9 -TEVBE 13- Böyle bir
kavimle savaş yapmaz mısınız ki,
yeminlerini
bozdular ve Peygamber'i çıkarmak istediler. O Peygamber ki, içlerinde
bulunduğu müddetçe "Sen onların içinde olduğun müddetçe Allah onlara
azab edici değildir." (Enfâl, 8/33) Allah onları azaba uğratmayacaktı,
yurtları selamet yurdu olacaktı. Lâkin onlar kendileri için ve bütün
âlemler için rahmet olan bir peygamberi bile aralarında tutmak
istemediler. Onu yerinden yurdundan etmek, kendi vatanlarını da dâr-ı
harp yapmaktan çekinmediler. Bunu önce Mekke'de istediler, hicret vaki
oldu. Bununla beraber işin peşini bırakmadılar, daha sonra Medine'den
de kovup çıkarmak istediler. (Enfâl Sûresi'nde 8/30. âyetin tefsirine
bkz.) Yahudilerle işbirliği ederek Ahzab olayını gerçekleştirdiler. Bir
de "ihrac"ın diğer bir mânâsıyla: Hudeybiye'den önce ve sonra Hz.
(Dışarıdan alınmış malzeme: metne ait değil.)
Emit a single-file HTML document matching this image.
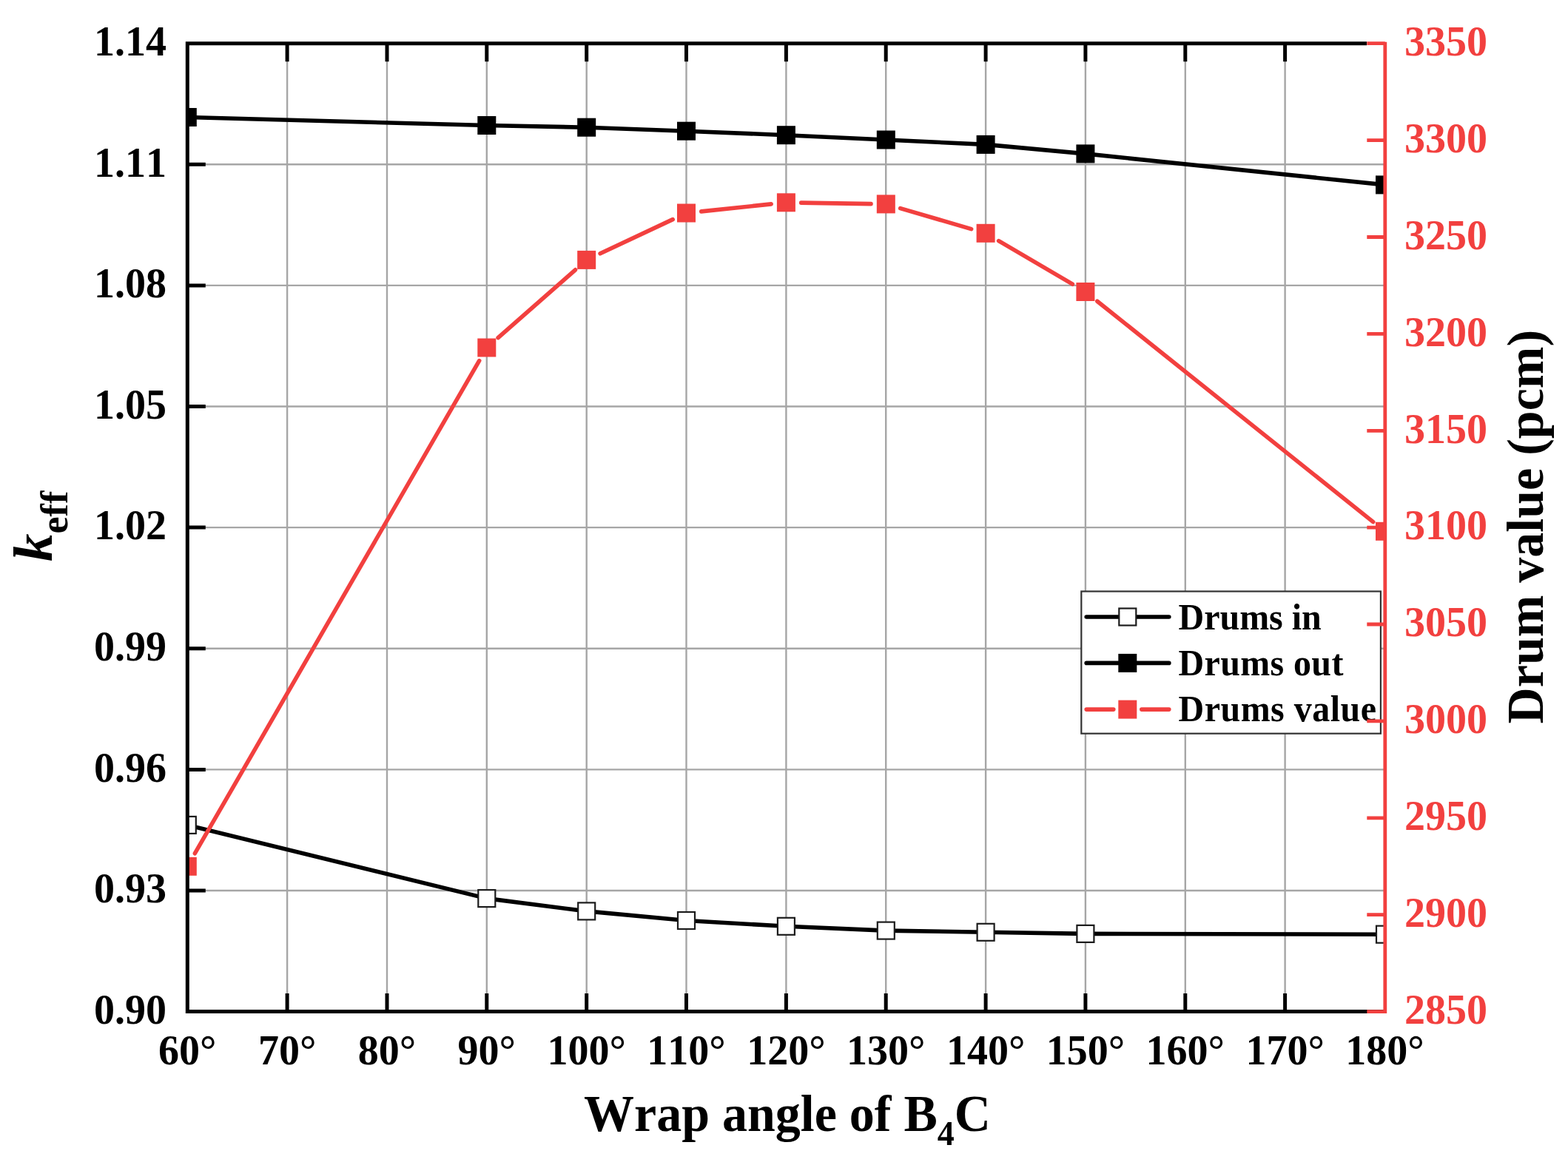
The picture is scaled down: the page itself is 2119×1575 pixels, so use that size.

Peygamberi bir huruc hareketine ve saldırganlığa zorladılar. Gerçi
bütün tahriklere rağmen bunu başaramadılar, fakat öyle olsun istediler.
Ve ilk önce onlar size başladılar. Size karşı savaş açan ilk önce
saldırıyı başlatan onlar oldular. Başlangıçta Resulullah onlara
"Kitab-ı Mübin" ile geldi, müjdeler getirdi ve uyarıda bulundu, öğütler
verdi ve birtakım gerçekleri hatırlattı. Belgelerle, kanıtlarla doğruyu
isbat etmeye çağırdı. Onlar bu konuda aciz kaldılar. Belge ve bürhanla
mücadele etmeyi bir yana bırakıp, kılıçlara sarıldılar. Hz. Peygamberimiz'i
ve ona inananları öldürmeye kalkıştılar. Bu suretle kendi vatanlarını
dâr-ı harb haline getirdiler, kendilerini de harbî durumuna düşürdüler.
Müslümanlarla aralarında harp halini ortaya çıkaran önce onlar oldular.
Bu bir mütareke (ateşkes) ahdi ile sonuçlanmadan önce Bedir'de savaşa
azmettiler: Kervan geçip gittikten sonra bile, "Muhammed'e ve
yanındakilere çatmadan ve Bedir'de zevk u sefa yapmadan geri dönmeyiz."
dediler. Orada mağlup oldular, fakat Bedir'den Hudeybiye'ye kadar
aralarında barış sağlanmadı ve hep savaş durumu sürüp gitti. Nihayet
Mescid-i Haram civarında, Hudeybiye'de arzularına göre, bir muâhede
meydana geldi. Bunu bozan ilk saldırı da yine onlardan geldi. Bunun
üzerine Mekke'nin fethi gerçekleşti. Kureyş müşriklerinin birçoğu
İslâm'a girdiler, girmeyenler de umumi aftan yararlandılar. Bu kere de
Huneyn Savaşı'na sebebiyet veren ilk saldırı da yine onlardan geldi.
Nihayet yine rahat durmadılar. Tebük Seferi'ni fırsat bilerek içerde ve
dışarda ihtilal teşebbüslerinde bulundular. Buna göre bu güne kadar
meydana gelen bütün saldırıların ilk başlatıcısı onlardır. Yemini
bozmak, Peygamberi çıkarma sevdası, sebepsiz yere saldırıya geçmek,
işte bu üç sebepten her biri başlı başına birer savaş sebebi olduğu
halde bunların hepsi kendilerinde birleşmiş bulunan bir kavme karşı siz
artık savaşmaz mısınız? Bunlardan korkuyor musunuz? Bunlara karşı da
savaşmıyacaksanız, bunun korkaklıktan başka ne sebebi olabilir? Eğer
öyleyse Allah korkmanıza daha layıktır. Çünkü Allah izin vermezse onlar
size ne zarar verebilir, ne de fayda sağlayabilir. Hiçbir şey
yapamazlar. Fakat Allah'ın ilan ettiği bu emirlerine muhalefet edip
onlarla savaşmayı terkettiğiniz takdirde başınıza gelecek ilâhî gazap
ve azaptan sizi ne onlar, ne de başkası kurtarabilir. Eğer siz müminler
iseniz bu böyledir. İman yalnızca Allah'dan korkmayı gerektirir. Yemine
inananların yeminsizlere karşı savaşmaları gerekir.